Sunday, August 16, 2009

Melting down...

And at the ninth hour Jesus cried out in a loud voice, “Eloi, Eloi, lama sabachthani?”—which means, “My God, my God, why have you forsaken me?" Mark 15:34
Have you ever felt that way? I have, a lot. It's been a rough year and there are 4 months left. I usually see the glass half full, lately it gets harder and harder to not see half empty. I hate to admit this, but I have spent a lot of time this year when I have not been on speaking terms with God. You would think that all those hours spent in the hospital watching Caleb sleep, playing worship music, looking for scriptures, surely I should have felt a oneness with God through all those circumstances; that would be the spiritually mature and obedient response. But I have not always feel that. I have, many times,felt totally abandoned. It is my own fault that I feel this way, He is there, waiting for me to come to Him, I just have this ridiculous need to be strong and handle it all on my own. I know that I am in desperate need of a complete melt down. I have cried many times through all of this, but I have not just let it all go until there is that break through that comes from opening the flood gates. I need to do that, it is time. I need to let God comfort me, so that I can be a comfort. I need to let Him build me back up, so that I can continue to be strong for Caleb.

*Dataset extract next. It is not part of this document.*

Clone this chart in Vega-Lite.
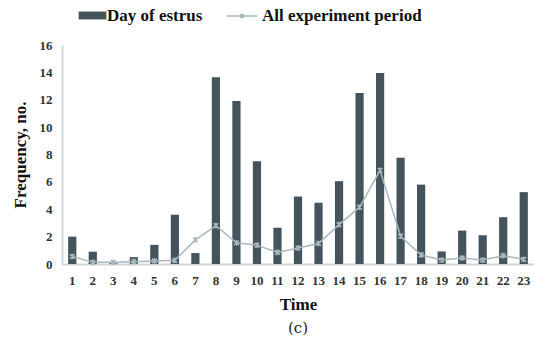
{
  "$schema": "https://vega.github.io/schema/vega-lite/v6.json",
  "autosize": {"type": "none"},
  "width": 472,
  "height": 219,
  "padding": {"left": 62, "top": 45, "right": 0, "bottom": 78},
  "background": "white",
  "config": {
    "view": {"stroke": null},
    "font": "Liberation Serif",
    "axis": {"labelFont": "Liberation Serif", "titleFont": "Liberation Serif", "labelFontWeight": "bold", "titleFontWeight": "bold", "labelColor": "#333333", "titleColor": "#111111", "grid": false, "ticks": false, "domainColor": "#cdd6d8", "domainWidth": 2, "labelOverlap": false}
  },
  "title": {"text": "(c)", "orient": "bottom", "font": "DejaVu Serif", "fontSize": 15, "fontWeight": "normal", "color": "#222222", "offset": 9},
  "resolve": {"axis": {"y": "independent"}},
  "data": {"values": [
    {"t": 1, "estrus": 2.0, "all": 0.55},
    {"t": 2, "estrus": 0.9, "all": 0.12},
    {"t": 3, "estrus": 0.05, "all": 0.12},
    {"t": 4, "estrus": 0.5, "all": 0.17},
    {"t": 5, "estrus": 1.4, "all": 0.22},
    {"t": 6, "estrus": 3.6, "all": 0.27},
    {"t": 7, "estrus": 0.8, "all": 1.76},
    {"t": 8, "estrus": 13.65, "all": 2.8},
    {"t": 9, "estrus": 11.9, "all": 1.55},
    {"t": 10, "estrus": 7.5, "all": 1.38},
    {"t": 11, "estrus": 2.65, "all": 0.85},
    {"t": 12, "estrus": 4.93, "all": 1.17},
    {"t": 13, "estrus": 4.47, "all": 1.5},
    {"t": 14, "estrus": 6.05, "all": 2.88},
    {"t": 15, "estrus": 12.5, "all": 4.15},
    {"t": 16, "estrus": 13.95, "all": 6.84},
    {"t": 17, "estrus": 7.76, "all": 2.03},
    {"t": 18, "estrus": 5.8, "all": 0.66},
    {"t": 19, "estrus": 0.92, "all": 0.29},
    {"t": 20, "estrus": 2.44, "all": 0.44},
    {"t": 21, "estrus": 2.1, "all": 0.29},
    {"t": 22, "estrus": 3.42, "all": 0.61},
    {"t": 23, "estrus": 5.25, "all": 0.34}
  ]},
  "encoding": {
    "x": {"field": "t", "type": "ordinal", "scale": {"paddingInner": 0.6, "paddingOuter": 0.3},
      "axis": {"title": "Time", "labelAngle": 0, "labelFontSize": 13, "titleFontSize": 17, "labelPadding": 10, "titlePadding": 9}}
  },
  "layer": [
    {
      "mark": {"type": "bar"},
      "encoding": {
        "y": {"field": "estrus", "type": "quantitative", "scale": {"domain": [0, 16], "nice": false},
          "axis": {"title": "Frequency, no.", "orient": "left", "values": [0, 2, 4, 6, 8, 10, 12, 14, 16], "labelOverlap": false, "labelFontSize": 13, "titleFontSize": 17, "labelPadding": 10, "titlePadding": 10}},
        "fill": {"datum": "Day of estrus", "type": "nominal",
          "scale": {"domain": ["Day of estrus"], "range": ["#45545c"]},
          "legend": {"orient": "none", "legendX": 22, "legendY": -38, "title": null, "labelFont": "Liberation Serif", "labelFontWeight": "bold", "labelFontSize": 17, "labelColor": "#111111", "labelOffset": 6, "symbolType": "M-1.75,-0.5H1.75V0.5H-1.75Z", "symbolSize": 250, "symbolStrokeWidth": 0}}
      }
    },
    {
      "mark": {"type": "line", "strokeWidth": 1.5},
      "encoding": {
        "y": {"field": "all", "type": "quantitative", "axis": {"orient": "left", "labels": false, "domain": false, "ticks": false, "title": null}},
        "stroke": {"datum": "All experiment period", "type": "nominal",
          "scale": {"domain": ["All experiment period"], "range": ["#a8b8bc"]},
          "legend": {"orient": "none", "legendX": 164, "legendY": -45, "title": null, "labelFont": "Liberation Serif", "labelFontWeight": "bold", "labelFontSize": 17, "labelColor": "#111111", "symbolType": "M-1,0H1M-0.12,-0.12L0.12,0.12M-0.12,0.12L0.12,-0.12M0,-0.15V0.15", "symbolSize": 900, "symbolStrokeWidth": 1.5}}
      }
    },
    {
      "mark": {"type": "point", "shape": "M-1,-1L1,1M-1,1L1,-1M0,-1.2V1.2", "filled": false, "size": 22, "strokeWidth": 1.5, "color": "#a8b8bc", "opacity": 1},
      "encoding": {
        "y": {"field": "all", "type": "quantitative", "axis": {"orient": "left", "labels": false, "domain": false, "ticks": false, "title": null}}
      }
    }
  ]
}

Lord, thank You for the reminder that You are my Comforter. You know me. You know about my sometimes shallow faith and my doubts. Yet You still love me, in spite of myself. Thank You for still being there even when I abandon You. Thank You for loving me through my silence, for quietly waiting for me to come to You.

2 comments:

Karen said...

Amen. Praying for you. I am so thankful we do not walk by our feelings but by faith. When I walk by my feelings, all is lost. But with God nothing is impossible.

Love ya,
Karen

Grma Pennie said...

Please don't think that feeling "abandoned" is your fault. God knows us ... He made us ... and we are totally human, inside and out. He knows all about our feelings and can see our faith instead. Go ahead, break down. A couple of times if you want! He made you the way you are and He will understand if you totally lose control and cry, question, yell, sob, whatever you need. He knows, He understands, He's there.